4.1. Experimental Dataset
APOC (A Package of Components) technology was used to export data from the Neo4j graph database as a CSV-type relationship file, which was then processed into entity txt files, relationship txt files, and triplet txt files. The entity file was a mapping of entities to entity IDs, with each line in the format of “entity\t entityID”; the relationship file was a mapping of relationships to relationship IDs, with each line in the format of “relationship\t relationshipID”; each line of the triplet file was in the format of “head entity\t tail entity\t relationship”. Finally, the triplet file was divided into training, validation, and test sets in an 8:1:1 ratio.
4.2. Evaluation Metrics
In the knowledge graph representation learning algorithms, MRR (mean reciprocal rank) and Hit@N (such as Hit@10 and Hit@3) are typically used to evaluate the performance of the model. The MRR measures the average ranking score of correctly predicted entities, with a lower value indicating a higher ranking. Hit@N measures the probability of correct entities being ranked in the top N, with a higher value indicating better performance. Here, N was chosen as 10 and 3 to evaluate the model. The higher the MRR and Hit@N scores, the closer the model’s predictions are to the actual values, and the better the model’s performance.
4.3. Experimental Environment and Parameter Indicators
The experiment was run on the Windows 11 operating system using Python 3.7 and the PyCharm compiler, using the Tensorflow 1.14.0 learning framework. The model training parameters were that learning_rate was 0.001, the hidden_size (the length of the entity and relation word vectors) was 200, and the number of triplets entered in each epoch (batch_size) was 300. In the TransR model, we only used a hidden_sizeR of 10 and also kept the length of the relationship vector at 10 to ensure the model’s performance.

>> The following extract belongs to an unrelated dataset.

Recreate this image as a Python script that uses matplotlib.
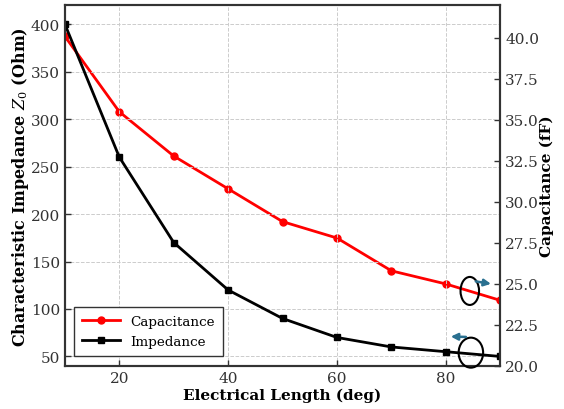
import matplotlib
matplotlib.use("Agg")
import matplotlib.pyplot as plt
from matplotlib.patches import Ellipse

# data
length = [10, 20, 30, 40, 50, 60, 70, 80, 90]
impedance = [400, 260, 170, 120, 90, 70, 60, 55, 50]
capacitance = [40.1, 35.5, 32.8, 30.8, 28.8, 27.8, 25.8, 25.0, 24.0]

plt.rcParams['font.family'] = 'DejaVu Serif'
plt.rcParams['mathtext.fontset'] = 'dejavuserif'
plt.rcParams['font.size'] = 11

fig, ax = plt.subplots(figsize=(5.64, 4.10), dpi=100)
fig.subplots_adjust(left=0.115, right=0.887, top=0.985, bottom=0.105)
ax2 = ax.twinx()

l1, = ax2.plot(length, capacitance, color='red', marker='o', markersize=5,
               linewidth=2, label='Capacitance')
l2, = ax.plot(length, impedance, color='black', marker='s', markersize=5,
              linewidth=2, label='Impedance')

ax.set_xlim(10, 90)
ax.set_ylim(40, 420)
ax2.set_ylim(20, 42)
ax.set_xticks([20, 40, 60, 80])
ax.set_yticks(range(50, 401, 50))
ax2.set_yticks([20.0, 22.5, 25.0, 27.5, 30.0, 32.5, 35.0, 37.5, 40.0])
ax2.set_yticklabels([f'{v:.1f}' for v in ax2.get_yticks()])

ax.grid(True, linestyle='--', color='#cccccc', linewidth=0.7)
ax.set_xlabel('Electrical Length (deg)', fontweight='bold', labelpad=2)
ax.set_ylabel('Characteristic Impedance $Z_0$ (Ohm)', fontweight='bold',
              fontsize=11.5, labelpad=0)
ax2.set_ylabel('Capacitance (fF)', fontweight='bold', labelpad=0)

for a in (ax, ax2):
    a.tick_params(direction='in', length=4, width=1, labelsize=11, colors='#333333')
    for s in a.spines.values():
        s.set_linewidth(1.5)
        s.set_color('#333333')

# ellipses + arrows marking which curve goes to which axis
ax.add_patch(Ellipse((84.4, 119), 3.4, 29.5, fill=False, edgecolor='black',
                     linewidth=1.5, zorder=5))
ax.add_patch(Ellipse((84.6, 54), 4.5, 31.6, fill=False, edgecolor='black',
                     linewidth=1.5, zorder=5, clip_on=False))
ax.annotate('', xy=(88.8, 126), xytext=(85.0, 129.5),
            arrowprops=dict(arrowstyle='-|>', color='#2a7090', lw=1.8,
                            mutation_scale=10), zorder=6)
ax.annotate('', xy=(80.4, 71), xytext=(84.2, 70.5),
            arrowprops=dict(arrowstyle='-|>', color='#2a7090', lw=1.8,
                            mutation_scale=10), zorder=6)

leg = ax.legend([l1, l2], ['Capacitance', 'Impedance'], loc='lower left',
                fancybox=False, edgecolor='#333333', framealpha=1, fontsize=9.7,
                bbox_to_anchor=(0.005, 0.01), handlelength=2.8,
                borderpad=0.6, labelspacing=0.5)
leg.get_frame().set_linewidth(1.0)
ax.set_zorder(ax2.get_zorder() + 1)
ax.patch.set_visible(False)

fig.savefig('out.png', dpi=100)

4.4. Experiment and Results Analysis
The knowledge representation performances of the TransE, TransH, TransR, and TransD models on the constructed knowledge base were compared in the experiment, and the results are shown in
Table 6 and their visualisation is shown in
Figure 10. It can be seen that the Hit@10, Hit@3, and MRR metrics of the TransH model are all higher than the other three models, indicating that the TransH model is suitable for capturing and representing special semantic relationships in knowledge graphs. In addition, the TransH model can effectively deal with the different relationships between 1-to-N, N-to-1, and N-to-N situations involved in the entities in the knowledge graph, However, the metrics of the TransD model in the experimental results are low, which is somewhat different from the theoretical analysis of this model. A possible reason for this is that there were too few types of entity relationships in the experimental dataset, which is insufficient to fully demonstrate the performance of the model. Therefore, the TransH model was chosen to represent the knowledge graph of potato diseases and pests in this paper. During the training process, the loss rate of the TransH model with changes in epochs is illustrated in
Figure 11, which shows that its loss rate can converge well.